A major challenge that I see is exploring ways in which the creation of a trustworthy and transparent data exchange environment may be enabled; this requires clear incentives and legal terms, compliance to specifications and standards, as well as capabilities to localize and expand data platforms.

An important step will be to go beyond existing isolated activities and demonstration exercises. We need a fabric of interoperable and interplaying digital infrastructures that will make data sharing and exchange as natural to us as it is to use the road or rail infrastructure to move from one country to another.

Agroknow developed FOODAKAI, an intelligent online system which analyzes food incidents. Which technologies do you apply, and how can the food industry use the insights they generate?

FOODAKAI is an enterprise software platform that collects, translates, and enriches global food safety data in order to extract tailor-made insights for the global supply chain. We continuously monitor announcements from over 50 governmental agencies and inspection authorities around the world to discover if a food product recall or other safety incident has been announced.

As this information is originally published in various languages and in different formats, we also apply highly sophisticated big data integration and natural language processing algorithms to create a well-structured, high-quality and very comprehensive database of food safety incidents.

This is an extremely valuable resource when we want to provide to our food industry clients tailor-made data insights and analytics about their supply chain. Using risk assessment models, we can also calculate a risk estimation about a particular supplier or ingredient.

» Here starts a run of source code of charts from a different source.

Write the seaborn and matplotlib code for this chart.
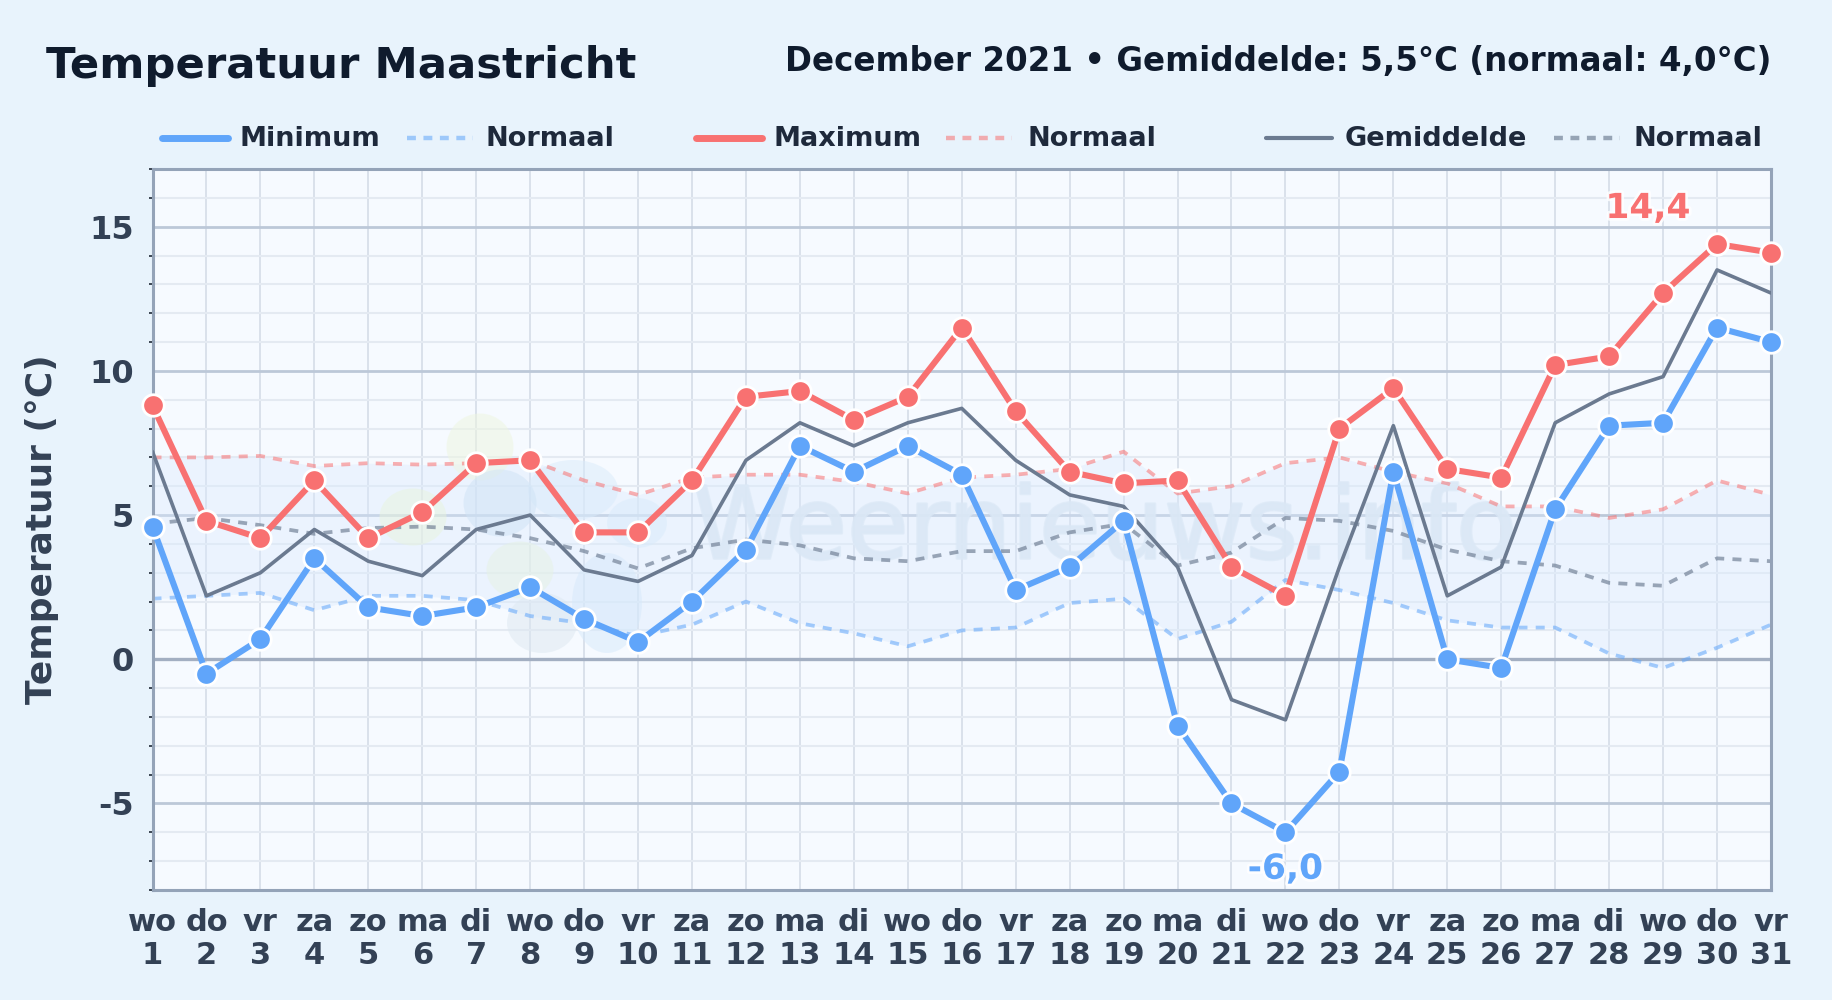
import matplotlib
matplotlib.use('Agg')
import matplotlib.pyplot as plt
import matplotlib.patheffects as pe
from matplotlib.patches import Ellipse
from matplotlib.ticker import MultipleLocator, FixedLocator
import pandas as pd
import seaborn as sns

# Data (December 2021, Maastricht)
days = list(range(1, 32))
weekdays = ['wo', 'do', 'vr', 'za', 'zo', 'ma', 'di'] * 4 + ['wo', 'do', 'vr']
t_min = [4.6, -0.5, 0.7, 3.5, 1.8, 1.5, 1.8, 2.5, 1.4, 0.6, 2.0, 3.8, 7.4, 6.5, 7.4, 6.4,
         2.4, 3.2, 4.8, -2.3, -5.0, -6.0, -3.9, 6.5, 0.0, -0.3, 5.2, 8.1, 8.2, 11.5, 11.0]
t_max = [8.8, 4.8, 4.2, 6.2, 4.2, 5.1, 6.8, 6.9, 4.4, 4.4, 6.2, 9.1, 9.3, 8.3, 9.1, 11.5,
         8.6, 6.5, 6.1, 6.2, 3.2, 2.2, 8.0, 9.4, 6.6, 6.3, 10.2, 10.5, 12.7, 14.4, 14.1]
t_mean = [7.2, 2.2, 3.0, 4.5, 3.4, 2.9, 4.5, 5.0, 3.1, 2.7, 3.6, 6.9, 8.2, 7.4, 8.2, 8.7,
          6.9, 5.7, 5.3, 3.2, -1.4, -2.1, 3.2, 8.1, 2.2, 3.2, 8.2, 9.2, 9.8, 13.5, 12.7]
norm_min = [2.1, 2.2, 2.3, 1.7, 2.2, 2.2, 2.05, 1.5, 1.25, 0.8, 1.2, 2.0, 1.25, 0.9, 0.45, 1.0,
            1.1, 1.95, 2.1, 0.7, 1.3, 2.75, 2.4, 1.95, 1.35, 1.1, 1.1, 0.2, -0.3, 0.4, 1.2]
norm_max = [7.0, 7.0, 7.05, 6.7, 6.8, 6.75, 6.8, 6.9, 6.2, 5.7, 6.3, 6.4, 6.4, 6.15, 5.75, 6.3,
            6.4, 6.6, 7.2, 5.75, 6.0, 6.8, 7.0, 6.5, 6.1, 5.3, 5.3, 4.9, 5.2, 6.2, 5.7]
norm_mean = [4.7, 4.9, 4.65, 4.35, 4.55, 4.6, 4.5, 4.2, 3.75, 3.15, 3.85, 4.15, 3.95, 3.5, 3.4, 3.75,
             3.75, 4.4, 4.7, 3.25, 3.7, 4.9, 4.8, 4.45, 3.8, 3.4, 3.25, 2.65, 2.55, 3.5, 3.4]

df = pd.DataFrame({'dag': days, 'min': t_min, 'max': t_max, 'gem': t_mean,
                   'nmin': norm_min, 'nmax': norm_max, 'ngem': norm_mean})

BLUE = '#60a5fa'
RED = '#f87171'
GREY = '#6b7a90'
DARK = '#0f1b2d'
LABEL = '#334155'
FRAME = '#94a3b8'
DASH = (0, (2.4, 2.2))

sns.set_theme(style='white')
plt.rcParams['font.family'] = ['DejaVu Sans']

fig = plt.figure(figsize=(18.32, 10.0), dpi=100, facecolor='#e8f3fc')
ax = fig.add_axes([152.5 / 1832, 1 - 890 / 1000, (1771 - 152.5) / 1832, (890 - 169) / 1000])
ax.set_facecolor('#f6faff')

ax.set_xlim(1, 31)
ax.set_ylim(-8, 17)

# grid
ax.xaxis.set_major_locator(FixedLocator(days))
ax.yaxis.set_major_locator(MultipleLocator(5))
ax.yaxis.set_minor_locator(MultipleLocator(1))
ax.grid(which='major', axis='x', color='#d8dfe9', lw=1.3, zorder=1)
ax.grid(which='minor', axis='y', color='#e4eaf2', lw=1.5, zorder=1)
ax.grid(which='major', axis='y', color='#bcc8d8', lw=2.0, zorder=1)
ax.set_axisbelow(True)
ax.axhline(0, color='#a3afc2', lw=2.4, zorder=1.5)

# band between the normal min and max
ax.fill_between(days, norm_min, norm_max, color='#dbeafe', alpha=0.4, lw=0, zorder=1.2)


# watermark logo, positions in image pixels
def px_to_data(px, py):
    return 1 + (px - 152.5) / (1618.5 / 30), 17 - (py - 169) / (721 / 25)


blobs = [(480, 447, 67, 67, '#eef6df'), (413, 517, 67, 57, '#e8f3dd'), (520, 570, 67, 57, '#e6f2e4'),
         (573, 490, 90, 60, '#d9ebfb'), (637, 523, 60, 50, '#d9ebfb'), (500, 503, 73, 67, '#cfe3f6'),
         (607, 603, 70, 100, '#d6e9fb'), (542, 623, 70, 60, '#dde8f1')]
for px, py, w, h, c in blobs:
    ax.add_patch(Ellipse(px_to_data(px, py), w / (1618.5 / 30), h / (721 / 25), color=c, alpha=0.5,
                         lw=0, zorder=1.3))
wm = ax.text(18.65, 4.45, 'Weernieuws.info', fontsize=72, color='#dbe8f6', alpha=0.7,
             ha='center', va='center', zorder=1.4)
wm.set_path_effects([pe.withStroke(linewidth=2, foreground='#dbe8f6', alpha=0.7)])

# normal lines
sns.lineplot(data=df, x='dag', y='nmin', ax=ax, color=BLUE, alpha=0.55, lw=2.7, ls=DASH, zorder=2)
sns.lineplot(data=df, x='dag', y='nmax', ax=ax, color=RED, alpha=0.55, lw=2.7, ls=DASH, zorder=2)
sns.lineplot(data=df, x='dag', y='ngem', ax=ax, color=GREY, alpha=0.65, lw=2.7, ls=DASH, zorder=2)

# mean, min and max
sns.lineplot(data=df, x='dag', y='gem', ax=ax, color=GREY, lw=2.6, zorder=3)
for col, colr in [('min', BLUE), ('max', RED)]:
    sns.lineplot(data=df, x='dag', y=col, ax=ax, color=colr, lw=4.4, marker='o', ms=15.5,
                 mec='white', mew=2.0, zorder=4, clip_on=False)

# extremes
i_max = t_max.index(max(t_max))
i_min = t_min.index(min(t_min))
fx_kw = dict(fontsize=24.8, fontweight='bold', ha='center', va='center', zorder=5)
t1 = ax.text(days[i_max] - 1.28, t_max[i_max] + 1.23, '14,4', color=RED, **fx_kw)
t2 = ax.text(days[i_min], t_min[i_min] - 1.28, '-6,0', color=BLUE, **fx_kw)
for t in (t1, t2):
    t.set_path_effects([pe.withStroke(linewidth=4, foreground='white', alpha=0.8)])

# axes
for s in ax.spines.values():
    s.set_color(FRAME)
    s.set_linewidth(2.2)
ax.set_xlabel('')
ax.set_ylabel('Temperatuur (°C)', fontsize=25.9, fontweight='bold', color=LABEL, labelpad=0)
ax.yaxis.set_label_coords(-0.0575, 0.5)
ax.set_xticks(days)
ax.set_xticklabels([f'{w}\n{d}' for w, d in zip(weekdays, days)], fontsize=22, fontweight='bold',
                   color=LABEL, linespacing=1.15)
ax.set_yticks([-5, 0, 5, 10, 15])
ax.set_yticklabels(['-5', '0', '5', '10', '15'], fontsize=23, fontweight='bold', color=LABEL)
ax.tick_params(axis='x', which='major', length=0, pad=13)
ax.tick_params(axis='y', which='major', length=0, pad=13.5)
ax.tick_params(axis='y', which='minor', length=3, width=1.2, color='#1f2937', left=True)

# header
fig.text(46 / 1832, 1 - 66 / 1000, 'Temperatuur Maastricht', fontsize=31.2, fontweight='bold',
         color=DARK, ha='left', va='center')
fig.text(1771 / 1832, 1 - 62 / 1000, 'December 2021 • Gemiddelde: 5,5°C (normaal: 4,0°C)', fontsize=23.45,
         fontweight='bold', color=DARK, ha='right', va='center')

# legend drawn by hand so the spacing follows the original
LEG_DASH = (0, (2.0, 1.7))
legend_items = [('Minimum', BLUE, 5, '-', 162, 240, 1.0), ('Normaal', BLUE, 3.2, LEG_DASH, 407, 485, 0.55),
                ('Maximum', RED, 5, '-', 696, 773, 1.0), ('Normaal', RED, 3.2, LEG_DASH, 946, 1027, 0.55),
                ('Gemiddelde', GREY, 3.0, '-', 1266, 1345, 1.0), ('Normaal', GREY, 3.2, LEG_DASH, 1554, 1633, 0.65)]
for name, colr, lw, ls, x0, tx, a in legend_items:
    fig.add_artist(plt.Line2D([x0 / 1832, (x0 + 66) / 1832], [1 - 137.5 / 1000] * 2, color=colr, lw=lw, ls=ls,
                              alpha=a, solid_capstyle='round', transform=fig.transFigure))
    fig.text(tx / 1832, 1 - 138.5 / 1000, name, fontsize=19.5, fontweight='bold', color='#1e293b',
             ha='left', va='center')

fig.savefig('out.png', dpi=100, facecolor=fig.get_facecolor())
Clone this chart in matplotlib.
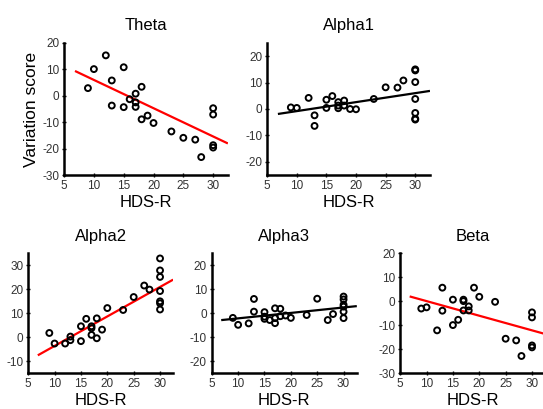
import numpy as np
import matplotlib
matplotlib.use("Agg")
import matplotlib.pyplot as plt

plt.rcParams['font.family'] = ['Liberation Sans', 'DejaVu Sans']
plt.rcParams['axes.unicode_minus'] = False

# HDS-R scores and variation scores
theta_x = [9, 10, 12, 13, 13, 15, 15, 16, 17, 17, 17, 18, 18, 19, 20, 23, 25, 27, 28, 30, 30, 30, 30]
theta_y = [2.9, 10.1, 15.3, 5.8, -3.7, 10.8, -4.3, -1.3, 0.8, -2.5, -4.2, 3.4, -8.9, -7.5, -10.3,
           -13.5, -15.9, -16.6, -23.2, -4.7, -7.1, -18.7, -19.6]

alpha1_x = [9, 10, 12, 13, 13, 15, 15, 16, 17, 17, 17, 18, 18, 19, 20, 23, 25, 27, 28,
            30, 30, 30, 30, 30, 30, 30]
alpha1_y = [0.6, 0.4, 4.2, -2.4, -6.4, 3.5, 0.4, 4.9, 2.6, 1.3, 0.3, 3.2, 1.3, 0.0, -0.1,
            3.8, 8.2, 8.1, 10.8, 15.0, 14.6, 10.2, 3.8, -1.5, -3.7, -4.0]

alpha2_x = [9, 10, 12, 13, 13, 15, 15, 16, 17, 17, 17, 18, 18, 19, 20, 23, 25, 27, 28,
            30, 30, 30, 30, 30, 30, 30]
alpha2_y = [1.7, -2.7, -2.7, 0.2, -1.3, 4.5, -1.7, 7.6, 4.5, 3.7, 0.9, 7.8, -0.5, 3.1, 12.1,
            11.3, 16.7, 21.5, 19.8, 32.8, 27.8, 25.1, 19.2, 14.9, 14.1, 11.5]

alpha3_x = [9, 10, 12, 13, 13, 15, 15, 15, 16, 17, 17, 17, 18, 18, 19, 20, 23, 25, 27, 28,
            30, 30, 30, 30, 30, 30]
alpha3_y = [-2.0, -4.9, -4.3, 5.9, 0.6, 0.4, -1.5, -2.4, -2.9, 2.0, -2.1, -4.2, 1.8, -1.3, -1.0,
            -2.0, -0.8, 6.0, -2.9, -0.4, 6.9, 5.7, 3.5, 2.7, 0.6, -2.1]

beta_x = [9, 10, 12, 13, 13, 15, 15, 16, 17, 17, 17, 18, 18, 19, 20, 23, 25, 27, 28, 30, 30, 30, 30]
beta_y = [-3.1, -2.6, -12.2, 5.6, -4.0, 0.6, -10.0, -7.8, 0.6, 0.0, -3.9, -2.2, -3.9, 5.6, 1.8,
          -0.3, -15.7, -16.4, -22.9, -4.7, -6.8, -18.5, -19.3]

# fitted lines (slope, intercept) as drawn in the figure
fits = {'Theta': (-1.07, 16.7), 'Alpha1': (0.34, -4.2), 'Alpha2': (1.23, -16.0),
        'Alpha3': (0.227, -4.47), 'Beta': (-0.61, 6.1)}

panels = [
    ('Theta', theta_x, theta_y, (-30, 20), [-30, -20, -10, 0, 10, 20], 'red',
     [0.118, 0.572, 0.302, 0.323]),
    ('Alpha1', alpha1_x, alpha1_y, (-25, 25), [-20, -10, 0, 10, 20], 'black',
     [0.492, 0.572, 0.300, 0.323]),
    ('Alpha2', alpha2_x, alpha2_y, (-15, 35), [-10, 0, 10, 20, 30], 'red',
     [0.052, 0.088, 0.267, 0.293]),
    ('Alpha3', alpha3_x, alpha3_y, (-25, 25), [-20, -10, 0, 10, 20], 'black',
     [0.390, 0.088, 0.267, 0.293]),
    ('Beta', beta_x, beta_y, (-30, 20), [-30, -20, -10, 0, 10, 20], 'red',
     [0.737, 0.088, 0.267, 0.293]),
]

fig = plt.figure(figsize=(5.43, 4.09), dpi=100)

for name, xs, ys, ylim, yticks, lc, pos in panels:
    ax = fig.add_axes(pos)
    ax.scatter(xs, ys, s=18, facecolors='none', edgecolors='black', linewidths=1.4, zorder=3)
    slope, icpt = fits[name]
    lx = np.array([7, 32.3])
    ax.plot(lx, slope * lx + icpt, color=lc, lw=1.6, zorder=2)
    ax.set_xlim(5, 32.5)
    ax.set_ylim(*ylim)
    ax.set_xticks([5, 10, 15, 20, 25, 30])
    ax.set_yticks(yticks)
    for side in ['top', 'right']:
        ax.spines[side].set_visible(False)
    for side in ['left', 'bottom']:
        ax.spines[side].set_linewidth(1.8)
    ax.tick_params(direction='inout', length=3, width=1, labelsize=8.5,
                   labelcolor='#333333', pad=2)
    ax.set_title(name, fontsize=12, pad=9)
    ax.set_xlabel('HDS-R', fontsize=12, labelpad=2)
    if name == 'Theta':
        ax.set_ylabel('Variation score', fontsize=12.5, labelpad=2)

fig.savefig('out.png', dpi=100)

We also apply carefully tested machine learning algorithms to this historical database, in order to predict with higher confidence the next type of incident our clients should expect, as well as the possibility of emerging food safety risks in their supply chain. In this way, we enable companies to make food safety decisions with confidence.

What is the next step that you wish to accomplish with Agroknow? And how will technology continue to transform your sector?

I have a wonderful motto for this: “In 10 years I would really like to see all food and agriculture data to be interconnected.” At Agroknow, we truly share the belief that if we can create an interoperable, shared global data space, we can really propel the food industry forward.

Information will become available to all actors producing innovation. Analytical and decision making tools will be able to incorporate a greater abundance of data sources. The digital economy will bloom, with an abundance of online services and applications that will be able to use machine readable, interoperable, and often publicly shared data from all around the world.

We still miss the necessary infrastructure components, including technology, people, policy, and business ones, that can seamlessly integrate all the data platforms and make them work together. The sector seems to be taking tremendous steps, but for the time being we are building huge data silos. Our food supply chains are globalized; our data supply chains should also be. This is our vision for the future.